Academic Insight: Powering up with hydrogen


Professor Xiaoze Pei, Professor of Transport Electrification at the University of Bath is researching cryogenic and superconducting powertrains for use in hydrogen-powered electric aircraft

My work with superconductor technology started with my PhD at University of Manchester in 2008, which focused on developing a superconducting fault current limiter. After that I spent five years as a research associate, working on a superconducting fault current limiter for 11kV distribution networks and a hybrid DC circuit breaker for use in high voltage direct current transmission systems.

The high temperature superconducting material we worked with then was magnesium diboride (MgB2), which has a critical temperature of 39K, but now we are also using Yttrium barium copper oxide (YBCO). YBCO can operate within the temperature range of liquid nitrogen, making it much easier to work with in the laboratory.

I first started applying superconductor technology to aviation applications in 2017 when I moved to the University of Bath. That was  projects to design first a compact superconducting fault limiter and then integrate a cryogenic DC circuit breaker and power electronics. We have been examining the feasibility of using the technology in aviation over the last few years.

My latest project is looking at how to scale up the superconducting technology for use in hydrogen-fuelled large and long-haul aircraft, around 200 seats and above. This will require electrical propulsion systems working at power levels of around 20MW. The high-power levels make the use of superconductors necessary, it cannot be done otherwise.

The project is going to take five years and will aim to answer three main technical questions. Firstly, how do we deliver those high levels of power within the weight limit? Secondly, how do we provide the energy efficiency which will be required for long haul aircraft. Finally, how do we guarantee the safety and operational reliability demanded by aviation applications?

A critical part will be developing novel protection strategies.

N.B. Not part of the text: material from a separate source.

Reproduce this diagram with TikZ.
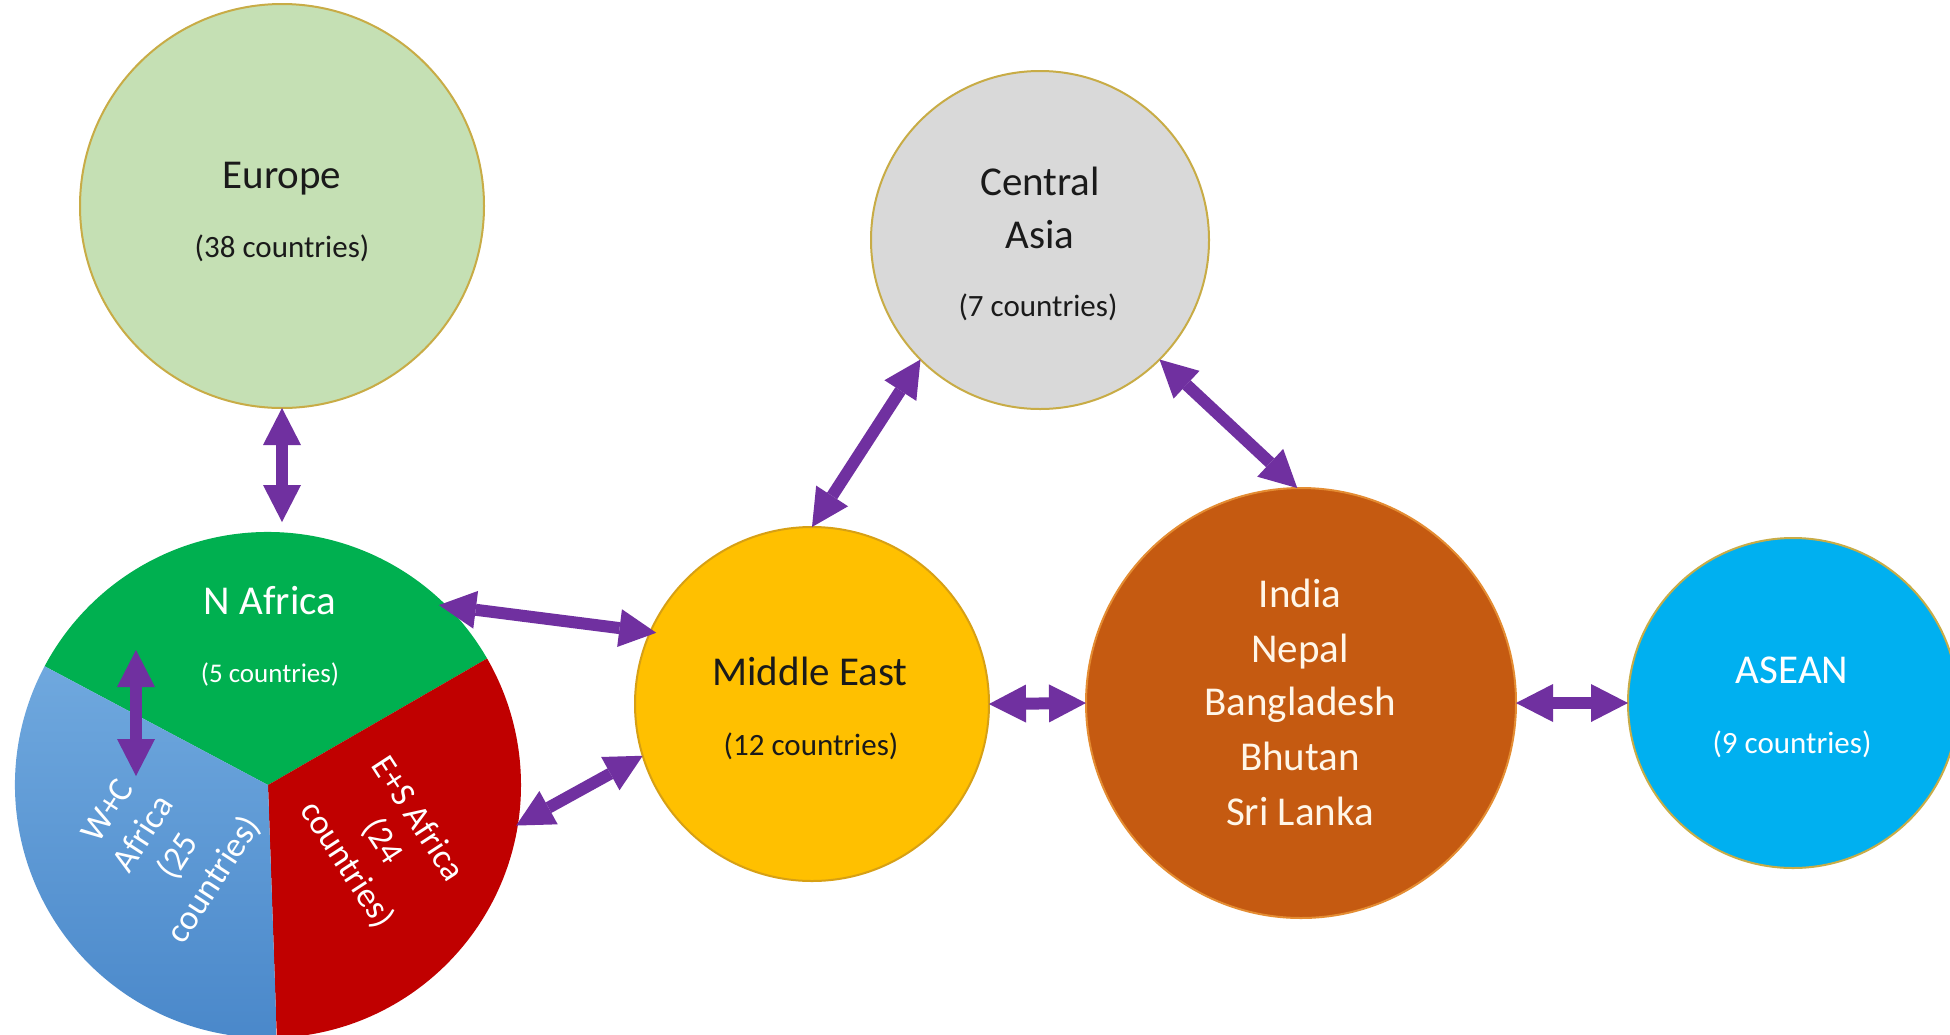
\documentclass[tikz,border=0pt]{standalone}
\usepackage{fontspec}
\setmainfont{Carlito}
\usetikzlibrary{arrows.meta}
\definecolor{arrowc}{HTML}{7030A0}
\definecolor{europefill}{HTML}{C5E0B4}
\definecolor{casiafill}{HTML}{D9D9D9}
\definecolor{mefill}{HTML}{FFC000}
\definecolor{indiafill}{HTML}{C55A11}
\definecolor{aseanfill}{HTML}{00B0F0}
\definecolor{nafrc}{HTML}{00B050}
\definecolor{esafrc}{HTML}{C00000}
\definecolor{wcA}{HTML}{6FA8DE}
\definecolor{wcB}{HTML}{4A88CA}
\definecolor{goldline}{RGB}{200,172,70}
\definecolor{meline}{RGB}{215,160,20}
\definecolor{indialine}{RGB}{228,140,50}
\definecolor{darktext}{HTML}{1A1A1A}
\definecolor{indiatext}{RGB}{255,246,232}
\begin{document}
\begin{tikzpicture}[x=1pt,y=-1pt,
  region/.style={circle, inner sep=0pt, outer sep=0pt, line width=2pt},
  lbl/.style={inner sep=0pt, anchor=base, font=\fontsize{41}{49}\selectfont},
  cnt/.style={inner sep=0pt, anchor=base, font=\fontsize{31}{37}\selectfont},
  rottext/.style={inner sep=0pt, align=center, text=white, font=\fontsize{35}{42}\selectfont},
  biarrow/.style={draw=arrowc, line width=12pt,
    arrows={Triangle[length=37pt,width=38pt,line width=0pt]-Triangle[length=37pt,width=38pt,line width=0pt]}}]
\useasboundingbox (0,0) rectangle (1950,1034);
\fill[white] (0,0) rectangle (1950,1034);

% region circles
\node[region, fill=europefill, draw=goldline, minimum size=404pt] (europe) at (282,206) {};
\node[region, fill=casiafill, draw=goldline, minimum size=338pt] (casia) at (1040,240) {};
\node[region, fill=mefill, draw=meline, minimum size=354pt] (mideast) at (812,704) {};
\node[region, fill=indiafill, draw=indialine, minimum size=430pt] (india) at (1301,703) {};
\node[region, fill=aseanfill, draw=goldline, minimum size=330pt] (asean) at (1793,703) {};

% Africa pie
\node[region, minimum size=506pt] (africa) at (268,785) {};
\begin{scope}[shift={(africa.center)}, yscale=-1]
  \fill[nafrc] (0,0) -- (30:253) arc[start angle=30, end angle=152, radius=253] -- cycle;
  \fill[esafrc] (0,0) -- (-88:253) arc[start angle=-88, end angle=30, radius=253] -- cycle;
  \shade[top color=wcA, bottom color=wcB] (0,0) -- (152:253) arc[start angle=152, end angle=272, radius=253] -- cycle;
\end{scope}

% texts
\node[lbl, text=darktext] (europeT) at (282,188) {Europe};
\node[cnt, text=darktext] (europeC) at (282,257) {(38 countries)};
\node[lbl, text=darktext] (casiaT1) at (1040,195) {Central};
\node[lbl, text=darktext] (casiaT2) at (1040,248) {Asia};
\node[cnt, text=darktext] (casiaC) at (1038,316) {(7 countries)};
\node[lbl, text=darktext] (meT) at (810,685) {Middle East};
\node[cnt, text=darktext] (meC) at (811,755) {(12 countries)};
\node[lbl, text=indiatext] (inT1) at (1300,607) {India};
\node[lbl, text=indiatext] (inT2) at (1300,662) {Nepal};
\node[lbl, text=indiatext] (inT3) at (1300,715) {Bangladesh};
\node[lbl, text=indiatext] (inT4) at (1300,770) {Bhutan};
\node[lbl, text=indiatext] (inT5) at (1300,825) {Sri Lanka};
\node[lbl, text=white] (aseanT) at (1792,683) {ASEAN};
\node[cnt, text=white] (aseanC) at (1792,753) {(9 countries)};
\node[lbl, text=white] (nafrT) at (270,614) {N Africa};
\node[cnt, text=white, font=\fontsize{27}{32}\selectfont] (nafrC) at (270,682) {(5 countries)};
\node[rottext, rotate=57] (wcT) at (162,846) {W+C\\Africa\\(25\\countries)};
\node[rottext, rotate=-57] (esT) at (382,842) {E+S Africa\\(24\\countries)};

% connectors
\coordinate (nafrP) at (136,650);
\coordinate (wcP) at (136,776);
\draw[biarrow, shorten >=10pt] (europe.south) -- (europe.south |- africa.north);
\draw[biarrow, shorten <=-8pt, shorten >=-6pt] (africa.45) -- (mideast.156);
\draw[biarrow, shorten <=-2pt] (africa.-9.5) -- (mideast.197);
\draw[biarrow] (mideast.north) -- (casia.225);
\draw[biarrow] (casia.-45) -- (india.91);
\draw[biarrow] (mideast.east) -- (india.west);
\draw[biarrow] (india.east) -- (asean.west);
\draw[biarrow] (nafrP) -- (wcP);
\end{tikzpicture}
\end{document}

These will need to be able to identify a fault in the system and provide protection through the integrated superconducting fault current limiter and cryogenic DC circuit breaker.

The research work will cover from the component to the system level in a holistic way. I will be using simulation and modelling for the system design and controls. For the dedicated components, in particular the protection unit we will build hardware. This will enable us to represent the fault current and test the protection unit so we can be sure it satisfies the safety requirements.

We can use superconductors in aviation now because future hydrogen aircraft will already have cryogenic systems onboard to handle liquid hydrogen itself at 20K (-253˚C). We can use the fuel to provide a cooling source for the electrical powertrain. High temperature superconducting materials have also matured in the last ten years. There are over 10 suppliers internationally, which is boosting the capability to manufacture these superconductor components.

Now is the perfect time to do this research. We have proved the feasibility of the technology and the industry is moving in the direction of zero-emissions aviation. But if we want larger aircraft, not just smaller regional ones, to use hydrogen, we need to use superconductors.

My research will be done at the Institute of Advanced Automotive Propulsion Systems (IAAPS) at the University of Bath, where I am Director of Research Quality. IAAPS is a centre of excellence for propulsion research and innovation. Later this year IAAPS will open its new green hydrogen research facility and host our first superconductivity conference. IAAPS is set to become a key player in the hydrogen-electric future.